La France libérée, Il reprend ses pinceaux

La France est libérée, l’Armistice est signé. Pierre Noël est engagé à titre officiel dans une nouvelle carrière. En 1944, il est nommé Peintre de la Marine. Il embarquera sur un premier navire « La Jeanne d’Arc » qui assure la liaison entre Toulon et les côtes d’Afrique du Nord. A lui d’avoir le pied marin !

L'attaque de l'église de Burelles

L’attaque de l’église de Burelles

En 1946, il sera à bord du « Richelieu ». C’est l’appel du large. Il se liera d’amitié avec les officiers de marine et certains de ses pairs, peintres de la Marine. Sur le pont du « Richelieu », il assiste à la prise de commandement du porte-avions « Arromanches » préalablement baptisé « Colossus » cédé par la Grande-Bretagne à la France.

Entre 1947-1950, Pierre Noël participe aux croisières d’avisos, des bâtiments de guerre conçus pour les missions lointaines, l’escorte et la protection des côtes ainsi que la lutte anti-sous marine.

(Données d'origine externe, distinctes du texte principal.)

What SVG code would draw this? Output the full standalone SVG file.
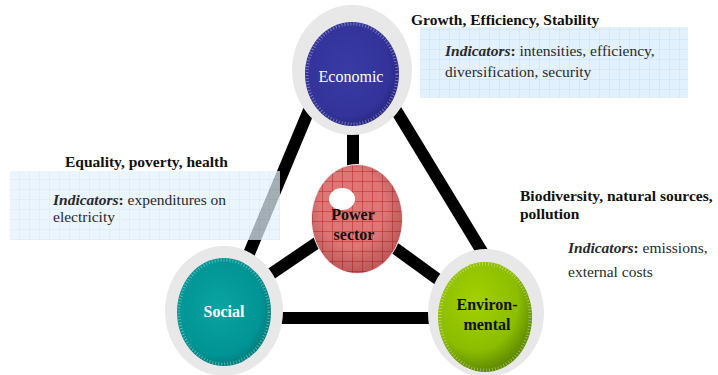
<svg xmlns="http://www.w3.org/2000/svg" width="718" height="375" viewBox="0 0 718 375">
<defs>
<pattern id="grid" width="10" height="10" patternUnits="userSpaceOnUse">
<rect width="10" height="10" fill="#e2f1fc"/>
<path d="M10 0V10M0 10H10" stroke="#c9e2f5" stroke-width="1" fill="none"/>
</pattern>
<pattern id="redgrid" x="3" y="2" width="10" height="10" patternUnits="userSpaceOnUse">
<rect width="10" height="10" fill="#df7676"/>
<path d="M10 0V10M0 10H10" stroke="#c41e1e" stroke-width="1" fill="none"/>
</pattern>
<radialGradient id="gBlue" cx="45%" cy="45%" r="60%">
<stop offset="0" stop-color="#3a3aa6"/>
<stop offset="0.75" stop-color="#33339a"/>
<stop offset="1" stop-color="#24247a"/>
</radialGradient>
<radialGradient id="gTeal" cx="45%" cy="45%" r="60%">
<stop offset="0" stop-color="#0aa3a3"/>
<stop offset="0.75" stop-color="#019494"/>
<stop offset="1" stop-color="#007373"/>
</radialGradient>
<radialGradient id="gGreen" cx="40%" cy="35%" r="65%">
<stop offset="0" stop-color="#a2d000"/>
<stop offset="0.7" stop-color="#8cbd00"/>
<stop offset="1" stop-color="#5e8a00"/>
</radialGradient>
<radialGradient id="gShade" cx="45%" cy="40%" r="60%">
<stop offset="0.6" stop-color="#000" stop-opacity="0"/>
<stop offset="1" stop-color="#600" stop-opacity="0.25"/>
</radialGradient>
</defs>
<style>
.ring{fill:#e8e8e8}
.conn{stroke:#000;stroke-width:12;stroke-linecap:butt;fill:none}
text{font-family:'Liberation Serif','DejaVu Serif',serif}
.t{font-size:15.5px;fill:#2a2a2a}
.b{font-weight:bold;fill:#111}
.i{font-style:italic;font-weight:bold}
.lbl{font-size:16px;text-anchor:middle}
.edge{fill:none;stroke:#fff;stroke-opacity:0.35;stroke-width:3;stroke-dasharray:1 2}
</style>

<g id="connectors">
<line class="conn" x1="353" y1="120" x2="353" y2="168"/>
<line class="conn" x1="309" y1="110" x2="248" y2="256"/>
<line class="conn" x1="396" y1="110" x2="486" y2="258"/>
<line class="conn" x1="318" y1="242" x2="262" y2="280"/>
<line class="conn" x1="392" y1="246" x2="447" y2="286"/>
<line class="conn" x1="278" y1="318" x2="434" y2="318"/>
</g>

<g id="box-economic">
<rect x="420" y="27" width="268" height="71" fill="url(#grid)"/>
<text class="t b" x="411" y="25">Growth, Efficiency, Stability</text>
<text class="t" x="445" y="56"><tspan class="i">Indicators</tspan><tspan font-weight="bold">:</tspan> intensities, efficiency,</text>
<text class="t" x="445" y="77">diversification, security</text>
</g>

<g id="box-social">
<rect x="10" y="171" width="270" height="69" fill="url(#grid)" opacity="0.72"/>
<text class="t b" x="65" y="167">Equality, poverty, health</text>
<text class="t" x="53" y="205"><tspan class="i">Indicators</tspan><tspan font-weight="bold">:</tspan> expenditures on</text>
<text class="t" x="53" y="222">electricity</text>
</g>

<g id="box-environmental">
<text class="t b" x="520" y="201">Biodiversity, natural sources,</text>
<text class="t b" x="520" y="219">pollution</text>
<text class="t" x="568" y="253"><tspan class="i">Indicators</tspan><tspan font-weight="bold">:</tspan> emissions,</text>
<text class="t" x="568" y="277">external costs</text>
</g>

<g id="node-economic">
<ellipse class="ring" cx="352" cy="70" rx="60" ry="65"/>
<ellipse cx="352" cy="74" rx="47" ry="52" fill="url(#gBlue)"/>
<ellipse class="edge" cx="352" cy="74" rx="45" ry="50"/>
<text class="lbl" x="351" y="82" fill="#fff">Economic</text>
</g>

<g id="node-power">
<ellipse cx="357" cy="219" rx="46" ry="55" fill="#eeeeee"/>
<ellipse cx="357" cy="219" rx="45" ry="54" fill="url(#redgrid)"/>
<ellipse cx="357" cy="219" rx="45" ry="54" fill="url(#gShade)"/>
<ellipse cx="342" cy="199" rx="13" ry="11" fill="#fff"/>
<text class="lbl" x="353" y="220" font-weight="bold" fill="#111">Power</text>
<text class="lbl" x="354" y="240" font-weight="bold" fill="#111">sector</text>
</g>

<g id="node-social">
<ellipse class="ring" cx="224" cy="311" rx="59" ry="65"/>
<ellipse cx="224" cy="312" rx="47" ry="54" fill="url(#gTeal)"/>
<ellipse class="edge" cx="224" cy="312" rx="45" ry="52"/>
<text class="lbl" x="224" y="317" font-weight="bold" fill="#fff">Social</text>
</g>

<g id="node-environmental">
<ellipse class="ring" cx="486" cy="313" rx="58" ry="64"/>
<ellipse cx="485" cy="317" rx="47" ry="55" fill="url(#gGreen)"/>
<ellipse class="edge" cx="485" cy="317" rx="45" ry="53"/>
<text class="lbl" x="487" y="310" font-weight="bold" fill="#111">Environ-</text>
<text class="lbl" x="487" y="330" font-weight="bold" fill="#111">mental</text>
</g>
</svg>
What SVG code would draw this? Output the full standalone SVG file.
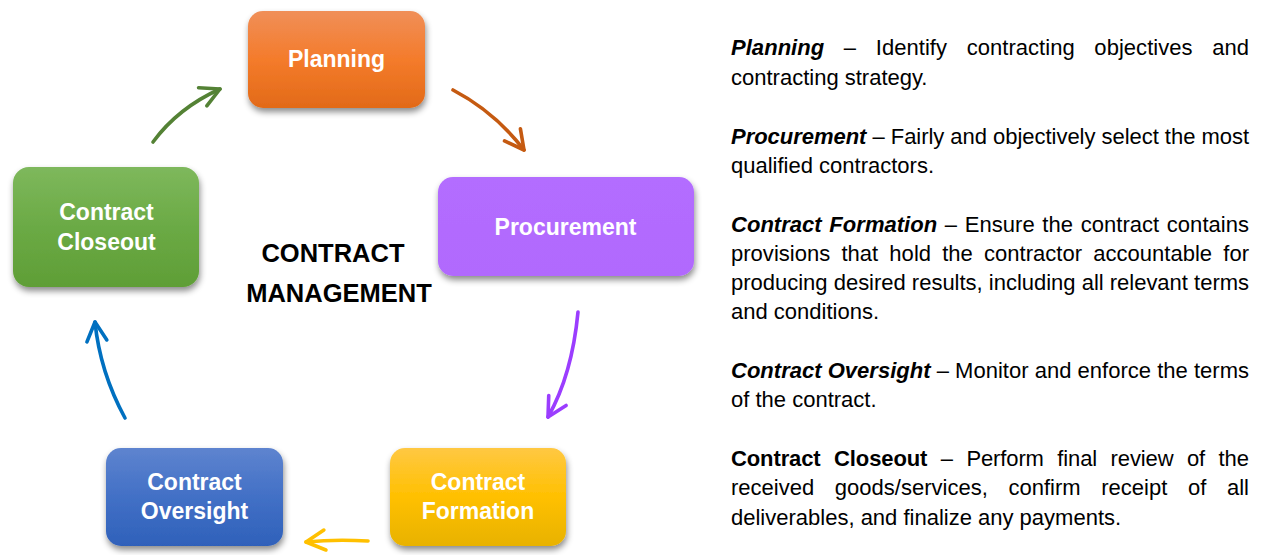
<svg xmlns="http://www.w3.org/2000/svg" width="1261" height="555" viewBox="0 0 1261 555">
<style>
  .lbl { font-family: "Liberation Sans", Arial, sans-serif; font-weight: bold; font-size: 23px; fill: #FFFFFF; text-anchor: middle; }
  .title { font-family: "Liberation Sans", Arial, sans-serif; font-weight: bold; font-size: 25.5px; fill: #000000; text-anchor: middle; }
  .body { font-family: "Liberation Sans", Arial, sans-serif; font-size: 22px; fill: #000000; }
  .bi { font-weight: bold; font-style: italic; }
  .b { font-weight: bold; }
  .arrow { fill: none; stroke-width: 3.6; stroke-linecap: round; }
  .head { fill: none; stroke-width: 3.6; stroke-linecap: round; stroke-linejoin: round; }
</style>
<defs>
  <filter id="shadow" x="-20%" y="-20%" width="140%" height="150%">
    <feDropShadow dx="1" dy="4" stdDeviation="3" flood-color="#000000" flood-opacity="0.45"/>
  </filter>
  <linearGradient id="gOrange" x1="0" y1="0" x2="0" y2="1">
    <stop offset="0" stop-color="#F08F58"/>
    <stop offset="0.5" stop-color="#F47B2B"/>
    <stop offset="1" stop-color="#E26A18"/>
  </linearGradient>
  <linearGradient id="gPurple" x1="0" y1="0" x2="0" y2="1">
    <stop offset="0" stop-color="#B36DFF"/>
    <stop offset="1" stop-color="#B169FD"/>
  </linearGradient>
  <linearGradient id="gGreen" x1="0" y1="0" x2="0" y2="1">
    <stop offset="0" stop-color="#7EB85C"/>
    <stop offset="0.5" stop-color="#6BAA45"/>
    <stop offset="1" stop-color="#5F9E36"/>
  </linearGradient>
  <linearGradient id="gBlue" x1="0" y1="0" x2="0" y2="1">
    <stop offset="0" stop-color="#5E84CF"/>
    <stop offset="0.5" stop-color="#4270C6"/>
    <stop offset="1" stop-color="#2F61BA"/>
  </linearGradient>
  <linearGradient id="gYellow" x1="0" y1="0" x2="0" y2="1">
    <stop offset="0" stop-color="#FFC843"/>
    <stop offset="0.5" stop-color="#FFC000"/>
    <stop offset="1" stop-color="#E8B200"/>
  </linearGradient>
  <marker id="mGreen" markerUnits="userSpaceOnUse" markerWidth="40" markerHeight="40" refX="0" refY="0" orient="auto" overflow="visible">
    <path class="head" d="M-19,-10 L0,0 L-19,10" stroke="#548235"/>
  </marker>
  <marker id="mOrange" markerUnits="userSpaceOnUse" markerWidth="40" markerHeight="40" refX="0" refY="0" orient="auto" overflow="visible">
    <path class="head" d="M-19,-10 L0,0 L-19,10" stroke="#C55A11"/>
  </marker>
  <marker id="mPurple" markerUnits="userSpaceOnUse" markerWidth="40" markerHeight="40" refX="0" refY="0" orient="auto" overflow="visible">
    <path class="head" d="M-19,-10 L0,0 L-19,10" stroke="#9B3DFF"/>
  </marker>
  <marker id="mYellow" markerUnits="userSpaceOnUse" markerWidth="40" markerHeight="40" refX="0" refY="0" orient="auto" overflow="visible">
    <path class="head" d="M-19,-10 L0,0 L-19,10" stroke="#FFC000"/>
  </marker>
  <marker id="mBlue" markerUnits="userSpaceOnUse" markerWidth="40" markerHeight="40" refX="0" refY="0" orient="auto" overflow="visible">
    <path class="head" d="M-19,-10 L0,0 L-19,10" stroke="#0070C0"/>
  </marker>
</defs>

<rect width="1261" height="555" fill="#FFFFFF"/>

<g id="connectors">
  <path class="arrow" d="M153,142 Q178,108 220,89" stroke="#548235" marker-end="url(#mGreen)"/>
  <path class="arrow" d="M453,90 Q495,112 524,150" stroke="#C55A11" marker-end="url(#mOrange)"/>
  <path class="arrow" d="M578,312 Q572,375 548,417" stroke="#9B3DFF" marker-end="url(#mPurple)"/>
  <path class="arrow" d="M368,541 Q335,539 306,542" stroke="#FFC000" marker-end="url(#mYellow)"/>
  <path class="arrow" d="M125,418 Q100,372 95,322" stroke="#0070C0" marker-end="url(#mBlue)"/>
</g>

<g id="node-planning">
  <rect x="248" y="11" width="177" height="97" rx="15" fill="url(#gOrange)" filter="url(#shadow)"/>
  <text class="lbl" x="336.5" y="67">Planning</text>
</g>

<g id="node-procurement">
  <rect x="438" y="177" width="256" height="99" rx="15" fill="url(#gPurple)" filter="url(#shadow)"/>
  <text class="lbl" x="565.5" y="235">Procurement</text>
</g>

<g id="node-formation">
  <rect x="390" y="448" width="176" height="98" rx="15" fill="url(#gYellow)" filter="url(#shadow)"/>
  <text class="lbl" x="478" y="490">Contract</text>
  <text class="lbl" x="478" y="519">Formation</text>
</g>

<g id="node-oversight">
  <rect x="106" y="448" width="177" height="98" rx="15" fill="url(#gBlue)" filter="url(#shadow)"/>
  <text class="lbl" x="194.5" y="490">Contract</text>
  <text class="lbl" x="194.5" y="519">Oversight</text>
</g>

<g id="node-closeout">
  <rect x="13" y="167" width="186" height="120" rx="16" fill="url(#gGreen)" filter="url(#shadow)"/>
  <text class="lbl" x="106.5" y="220">Contract</text>
  <text class="lbl" x="106.5" y="250">Closeout</text>
</g>

<g id="title">
  <text class="title" x="333" y="262">CONTRACT</text>
  <text class="title" x="339" y="302">MANAGEMENT</text>
</g>

<g id="descriptions">
  <text class="body" x="731" y="55" word-spacing="13.5" textLength="518" lengthAdjust="spacing"><tspan class="bi">Planning</tspan> – Identify contracting objectives and</text>
  <text class="body" x="731" y="85">contracting strategy.</text>

  <text class="body" x="731" y="144" textLength="518" lengthAdjust="spacing"><tspan class="bi">Procurement</tspan> – Fairly and objectively select the most</text>
  <text class="body" x="731" y="173">qualified contractors.</text>

  <text class="body" x="731" y="232" word-spacing="1.5" textLength="518" lengthAdjust="spacing"><tspan class="bi">Contract Formation</tspan> – Ensure the contract contains</text>
  <text class="body" x="731" y="261" word-spacing="5" textLength="518" lengthAdjust="spacing">provisions that hold the contractor accountable for</text>
  <text class="body" x="731" y="290" textLength="518" lengthAdjust="spacing">producing desired results, including all relevant terms</text>
  <text class="body" x="731" y="319">and conditions.</text>

  <text class="body" x="731" y="378" textLength="518" lengthAdjust="spacing"><tspan class="bi">Contract Oversight</tspan> – Monitor and enforce the terms</text>
  <text class="body" x="731" y="407">of the contract.</text>

  <text class="body" x="731" y="466" word-spacing="7.5" textLength="518" lengthAdjust="spacing"><tspan class="b">Contract Closeout</tspan> – Perform final review of the</text>
  <text class="body" x="731" y="495" word-spacing="14.5" textLength="518" lengthAdjust="spacing">received goods/services, confirm receipt of all</text>
  <text class="body" x="731" y="525">deliverables, and finalize any payments.</text>
</g>
</svg>
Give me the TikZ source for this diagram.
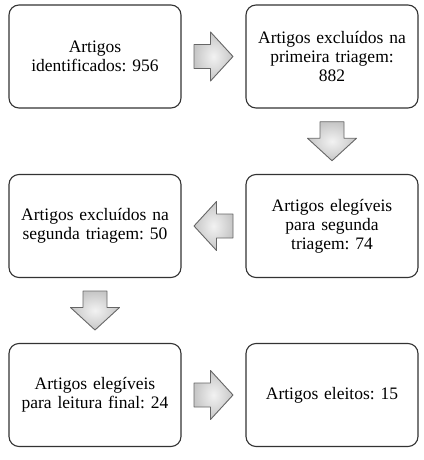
\documentclass[tikz,border=0pt]{standalone}
\usepackage{fontspec}
\setmainfont{Liberation Serif}
\usetikzlibrary{calc}
\frenchspacing
\tikzset{
  box/.style={draw=black!80, line width=1.1pt, rounded corners=10pt, fill=white,
    minimum width=172pt, minimum height=103pt, text width=160pt, align=center,
    inner sep=0pt, font=\fontsize{17.5}{19}\selectfont},
  pics/blockarrow/.style={code={
    \path[inner color=gray!10, outer color=gray!45, draw=black!60, line width=0.9pt, line join=round]
      (-19.5,-12) -- (-3,-12) -- (-3,-24.5) -- (19.5,0) -- (-3,24.5) -- (-3,12) -- (-19.5,12) -- cycle;
  }}
}
\begin{document}
\begin{tikzpicture}[x=1pt,y=-1pt]
\useasboundingbox (0,0) rectangle (423,460);
\node[box] (b1) at (95,56.5) {Artigos\\identificados: 956};
\node[box] (b2) at (332,56.5) {Artigos excluídos na\\primeira triagem:\\882};
\node[box] (b3) at (95,226) {Artigos excluídos na\\segunda triagem: 50};
\node[box] (b4) at (332,226) {Artigos elegíveis\\para segunda\\triagem: 74};
\node[box] (b5) at (95,395) {Artigos elegíveis\\para leitura final: 24};
\node[box] (b6) at (332,395) {Artigos eleitos: 15};
\coordinate (a1) at ($(b1.east)!0.5!(b2.west)$);
\coordinate (a2) at ($(b2.south)!0.5!(b4.north)$);
\coordinate (a3) at ($(b4.west)!0.5!(b3.east)$);
\coordinate (a4) at ($(b3.south)!0.5!(b5.north)$);
\coordinate (a5) at ($(b5.east)!0.5!(b6.west)$);
\pic at (a1) {blockarrow};
\pic[rotate=-90] at (a2) {blockarrow};
\pic[rotate=180] at (a3) {blockarrow};
\pic[rotate=-90] at (a4) {blockarrow};
\pic at (a5) {blockarrow};
\end{tikzpicture}
\end{document}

D’une inspiration débordante, il signe au large de Jersey « Le sillage de l’aviso Yser » en prenant vue depuis l’aviso « la Meuse » mouillé dans les eaux des fjords de Norvège. C’est toute la ligne des avisos de l’Ecole Navale dont il fait œuvre d’art. Il couche sur ses toiles et cartons des bateaux tel que le « Duguay-Trouin », la frégate « Escarmouche » en mer d’Irlande. Notre homme est infatigable.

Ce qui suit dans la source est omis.